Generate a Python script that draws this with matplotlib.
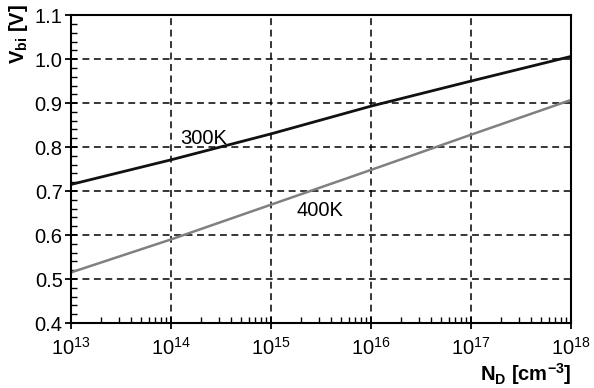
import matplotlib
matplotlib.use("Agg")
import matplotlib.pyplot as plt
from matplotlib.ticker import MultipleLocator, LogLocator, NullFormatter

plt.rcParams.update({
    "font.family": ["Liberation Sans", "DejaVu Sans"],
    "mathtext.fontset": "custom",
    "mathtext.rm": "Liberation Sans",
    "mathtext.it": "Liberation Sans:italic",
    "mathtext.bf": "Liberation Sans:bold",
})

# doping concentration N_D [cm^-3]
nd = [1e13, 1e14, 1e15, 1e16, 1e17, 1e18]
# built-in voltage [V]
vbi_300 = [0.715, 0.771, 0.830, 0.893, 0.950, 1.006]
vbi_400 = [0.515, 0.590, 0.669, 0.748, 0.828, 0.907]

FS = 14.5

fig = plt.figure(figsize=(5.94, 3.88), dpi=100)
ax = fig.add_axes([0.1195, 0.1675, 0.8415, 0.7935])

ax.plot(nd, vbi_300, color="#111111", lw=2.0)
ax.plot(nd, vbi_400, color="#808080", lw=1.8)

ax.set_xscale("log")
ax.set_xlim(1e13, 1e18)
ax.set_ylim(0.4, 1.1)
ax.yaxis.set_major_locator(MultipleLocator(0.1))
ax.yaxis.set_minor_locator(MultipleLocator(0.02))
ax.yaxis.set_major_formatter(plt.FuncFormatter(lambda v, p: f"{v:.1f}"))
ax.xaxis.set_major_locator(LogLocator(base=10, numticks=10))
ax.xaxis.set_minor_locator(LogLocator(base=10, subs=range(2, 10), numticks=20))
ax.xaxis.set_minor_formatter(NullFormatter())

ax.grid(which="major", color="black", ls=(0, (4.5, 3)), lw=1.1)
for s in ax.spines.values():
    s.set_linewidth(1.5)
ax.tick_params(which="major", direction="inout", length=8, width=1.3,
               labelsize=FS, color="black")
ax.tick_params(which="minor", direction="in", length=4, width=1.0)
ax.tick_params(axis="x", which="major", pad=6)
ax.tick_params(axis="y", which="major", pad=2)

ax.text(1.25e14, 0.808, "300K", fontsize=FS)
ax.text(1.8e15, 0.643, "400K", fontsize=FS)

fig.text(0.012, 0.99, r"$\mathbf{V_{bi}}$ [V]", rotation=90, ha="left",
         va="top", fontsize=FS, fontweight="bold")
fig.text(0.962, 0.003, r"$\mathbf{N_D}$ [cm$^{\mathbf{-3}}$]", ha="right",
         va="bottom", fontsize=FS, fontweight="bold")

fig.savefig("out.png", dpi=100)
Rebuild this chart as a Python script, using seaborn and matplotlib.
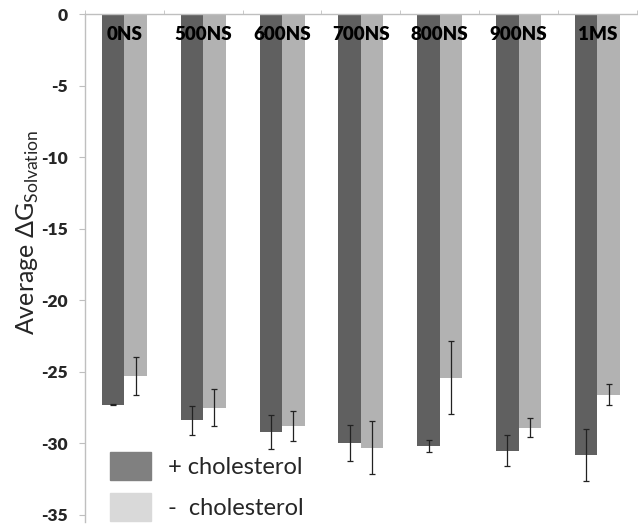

> **TO BE DONE**
Extract all the entries word for word; omit any pictures.

> **RESPONSE TO THE TASK**
Generate a Python script that draws this with matplotlib.
import matplotlib
matplotlib.use("Agg")
import matplotlib.pyplot as plt
from matplotlib.ticker import MultipleLocator, LogLocator, NullFormatter

plt.rcParams.update({
    "font.family": ["Liberation Sans", "DejaVu Sans"],
    "mathtext.fontset": "custom",
    "mathtext.rm": "Liberation Sans",
    "mathtext.it": "Liberation Sans:italic",
    "mathtext.bf": "Liberation Sans:bold",
})

# doping concentration N_D [cm^-3]
nd = [1e13, 1e14, 1e15, 1e16, 1e17, 1e18]
# built-in voltage [V]
vbi_300 = [0.715, 0.771, 0.830, 0.893, 0.950, 1.006]
vbi_400 = [0.515, 0.590, 0.669, 0.748, 0.828, 0.907]

FS = 14.5

fig = plt.figure(figsize=(5.94, 3.88), dpi=100)
ax = fig.add_axes([0.1195, 0.1675, 0.8415, 0.7935])

ax.plot(nd, vbi_300, color="#111111", lw=2.0)
ax.plot(nd, vbi_400, color="#808080", lw=1.8)

ax.set_xscale("log")
ax.set_xlim(1e13, 1e18)
ax.set_ylim(0.4, 1.1)
ax.yaxis.set_major_locator(MultipleLocator(0.1))
ax.yaxis.set_minor_locator(MultipleLocator(0.02))
ax.yaxis.set_major_formatter(plt.FuncFormatter(lambda v, p: f"{v:.1f}"))
ax.xaxis.set_major_locator(LogLocator(base=10, numticks=10))
ax.xaxis.set_minor_locator(LogLocator(base=10, subs=range(2, 10), numticks=20))
ax.xaxis.set_minor_formatter(NullFormatter())

ax.grid(which="major", color="black", ls=(0, (4.5, 3)), lw=1.1)
for s in ax.spines.values():
    s.set_linewidth(1.5)
ax.tick_params(which="major", direction="inout", length=8, width=1.3,
               labelsize=FS, color="black")
ax.tick_params(which="minor", direction="in", length=4, width=1.0)
ax.tick_params(axis="x", which="major", pad=6)
ax.tick_params(axis="y", which="major", pad=2)

ax.text(1.25e14, 0.808, "300K", fontsize=FS)
ax.text(1.8e15, 0.643, "400K", fontsize=FS)

fig.text(0.012, 0.99, r"$\mathbf{V_{bi}}$ [V]", rotation=90, ha="left",
         va="top", fontsize=FS, fontweight="bold")
fig.text(0.962, 0.003, r"$\mathbf{N_D}$ [cm$^{\mathbf{-3}}$]", ha="right",
         va="bottom", fontsize=FS, fontweight="bold")

fig.savefig("out.png", dpi=100)
Rebuild this chart as a Python script, using seaborn and matplotlib.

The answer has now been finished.